Ethereum has reached a decisional point at the head and shoulders neckline and the 100-day crucial moving average. A potential breakout will likely lead to a significant surge due to a massive short liquidation cascade.
The price action in the coming days will play a crucial role in determining ETH’s broader prospects.
Technical Analysis
By Shayan
The Daily Chart
Ethereum has reached a decisional point at a crucial resistance region consisting of the Head and Shoulders neckline and the 100-day moving average at $2.7K. The price action in recent days has shown low-volatility sideways movement, reflecting an equilibrium state between buyers and sellers. This indicates indecision in the market, with neither side able to take control.

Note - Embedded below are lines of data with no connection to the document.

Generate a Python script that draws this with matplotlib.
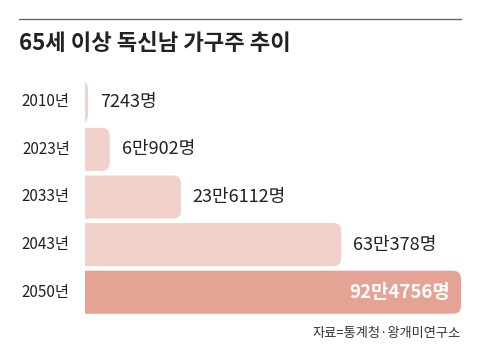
import matplotlib.pyplot as plt
from matplotlib.patches import FancyBboxPatch
from matplotlib.lines import Line2D

plt.rcParams['font.family'] = ['Noto Sans CJK KR', 'DejaVu Sans']

# 데이터
years = ['2010년', '2023년', '2033년', '2043년', '2050년']
values = [7243, 60902, 236112, 630378, 924756]
labels = ['7243명', '6만902명', '23만6112명', '63만378명', '92만4756명']

W, H = 480, 359
fig = plt.figure(figsize=(W / 100, H / 100), dpi=100)

# 축 위치 (픽셀 기준)
left_px, right_px = 85, 461
top_px, bottom_px = 78, 316
ax = fig.add_axes([left_px / W, (H - bottom_px) / H,
                   (right_px - left_px) / W, (bottom_px - top_px) / H])
xmax = max(values)
ax.set_xlim(0, xmax)
ax.set_ylim(len(values) - 0.5, -0.5)
ax.axis('off')

# 픽셀당 데이터 단위
x_per_px = xmax / (right_px - left_px)
y_per_px = len(values) / (bottom_px - top_px)
r_px = 8
r = r_px * x_per_px
bar_h = 0.905

light = '#f2d1cb'
dark = '#e5a396'

for i, (v, lab) in enumerate(zip(values, labels)):
    last = i == len(values) - 1
    box = FancyBboxPatch((-2 * r, i - bar_h / 2), v + 2 * r, bar_h,
                         boxstyle=f'round,pad=0,rounding_size={r}',
                         mutation_aspect=y_per_px / x_per_px,
                         facecolor=dark if last else light,
                         edgecolor='none')
    ax.add_patch(box)
    if last:
        ax.annotate(lab, (v, i), xytext=(-8, 0), textcoords='offset points',
                    ha='right', va='center', fontsize=13.5, color='white',
                    fontweight='bold')
    else:
        ax.annotate(lab, (v, i), xytext=(8.5, 0), textcoords='offset points',
                    ha='left', va='center', fontsize=13, color='#222222')
    ax.annotate(years[i], (0, i), xytext=(-11, 0), textcoords='offset points',
                ha='right', va='center', fontsize=11, color='#222222',
                annotation_clip=False)

# 상단 선과 제목
fig.add_artist(Line2D([19 / W, 461 / W], [1 - 19 / H, 1 - 19 / H],
                      color='#666666', linewidth=1))
fig.text(19 / W, 1 - 44 / H, '65세 이상 독신남 가구주 추이', ha='left', va='center',
         fontsize=16, fontweight='bold', color='#222222')

# 출처
fig.text(461 / W, 1 - 334 / H, '자료=통계청·왕개미연구소', ha='right', va='center',
         fontsize=9.5, color='#333333')

fig.savefig('out.png', dpi=100)
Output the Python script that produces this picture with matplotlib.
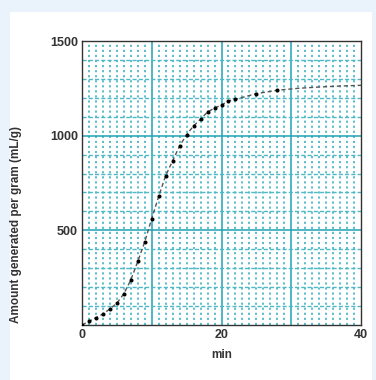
import numpy as np
import matplotlib
matplotlib.use('Agg')
import matplotlib.pyplot as plt
from matplotlib.patches import Rectangle

# measured points (min, mL/g)
t_pts = [0, 1, 2, 3, 4, 5, 6, 7, 8, 9, 10, 11, 12, 13, 14, 15, 16, 17, 18, 19, 20, 21, 22, 25, 28]
v_pts = [0, 20, 38, 58, 85, 115, 165, 238, 336, 440, 562, 680, 789, 868, 946, 1005, 1052,
         1087, 1125, 1146, 1162, 1183, 1192, 1222, 1240]

# dashed trend line, continued past the last point
t_fit = t_pts + [31, 34, 37, 40]
v_fit = v_pts + [1250, 1257, 1262, 1266]

xticks = [0, 20, 40]
yticks = [500, 1000, 1500]

teal = '#1fa3b4'
teal_light = '#4fb9c6'

plt.rcParams['font.family'] = ['Liberation Sans', 'DejaVu Sans']

fig = plt.figure(figsize=(3.76, 3.80), dpi=100)
fig.patch.set_facecolor('#eaf2fb')
bg = Rectangle((10 / 376, 0), 362 / 376, 368 / 380, transform=fig.transFigure,
               facecolor='white', edgecolor='none', zorder=-10)
fig.add_artist(bg)

ax = fig.add_axes([82 / 376, 1 - 325 / 380, 279 / 376, 284 / 380])
ax.set_zorder(5)
ax.set_facecolor('white')
ax.set_xlim(0, 40)
ax.set_ylim(0, 1500)

# graph paper grid
for x in range(1, 40):
    if x % 10 == 0:
        ax.axvline(x, color=teal, lw=1.1, zorder=1)
    else:
        ax.axvline(x, color=teal_light, lw=1.3, ls=(0, (1.2, 1.6)), zorder=1)
for y in range(100, 1500, 100):
    if y % 500 == 0:
        ax.axhline(y, color=teal, lw=1.1, zorder=1)
    else:
        ax.axhline(y, color=teal_light, lw=1.0, ls=(0, (3, 1.5)), zorder=1)

ax.plot(t_fit, v_fit, color='#555555', lw=1.0, ls=(0, (3, 2)), zorder=3)
ax.plot(t_pts, v_pts, 'o', color='black', markersize=1.9, zorder=4)

ax.set_xticks(xticks)
ax.set_yticks(yticks)
ax.tick_params(length=0, labelsize=9, pad=3)
for lab in ax.get_xticklabels() + ax.get_yticklabels():
    lab.set_fontweight('bold')
    lab.set_color('#333333')
ax.set_xlabel('min', fontsize=8.5, fontweight='bold', color='#333333', labelpad=6)
ax.set_ylabel('Amount generated per gram (mL/g)', fontsize=8.5, fontweight='bold',
              color='#333333')
ax.yaxis.set_label_coords(-0.215, 0.355)

for s in ax.spines.values():
    s.set_color('#333333')
    s.set_linewidth(1.0)

fig.savefig('out.png', dpi=100, facecolor=fig.get_facecolor())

If Ethereum can break above this key resistance zone, it would confirm the completion of the H&S pattern, signaling a potential mid-term uptrend. A successful breakout would also mean the asset reclaimed the 100-day MA, reinforcing bullish momentum. In this scenario, Ethereum’s price could target the $3K threshold, another significant resistance level.
However, this area is filled with supply, and a failure to breach it could lead to rejection, stalling any upward movement. Therefore, the upcoming price action will be critical in determining Ethereum’s broader prospects.
The 4-Hour Chart
On the 4-hour chart, Ethereum exhibits sideways consolidation near the resistance zone bounded by the 0.5 ($2.6K) and 0.618 ($2.7K) Fibonacci retracement levels. This area has been a challenge for buyers, with several previous attempts to break it rejected due to significant selling pressure.
Furthermore, a slight bearish divergence is emerging between the price and the RSI indicator, suggesting a gradual increase in sellers’ power. This could indicate an impending rejection at the resistance zone, triggering a decline toward the $2.3K support level.
Conversely, a sudden breakout above $2.7K would open the path for further gains, potentially leading to a rally toward the $3K threshold. As a result, the upcoming price movement will provide important insights into Ethereum’s next trend.
By Shayan
As Ethereum approaches a substantial resistance region around $2.7K, analyzing the futures market provides essential insights into the potential price direction over the coming days. The Binance Liquidation Heatmap highlights critical liquidity pools representing a concentration of stop-loss orders and liquidation levels of futures positions.
The chart reveals a notably concentrated liquidity pool just above the $2.7K resistance region, indicating many short positions clustered in this area. This is important because liquidations amplify price movements when prices approach such levels, triggering a liquidation cascade. In this case, a potential breakout above $2.7K would likely lead to the liquidation of many short positions, adding to the buying pressure and potentially pushing the price even higher.
However, there is also the potential for a false breakout, leading to a bull trap. In such scenarios, larger market participants or whales may exploit the high liquidity by executing large trades that briefly drive the price above $2.7K, only to reverse the trend quickly. This rapid price reversal could catch overleveraged traders off guard, pushing Ethereum’s price back below $2.7K and trapping buyers who anticipated a sustained breakout.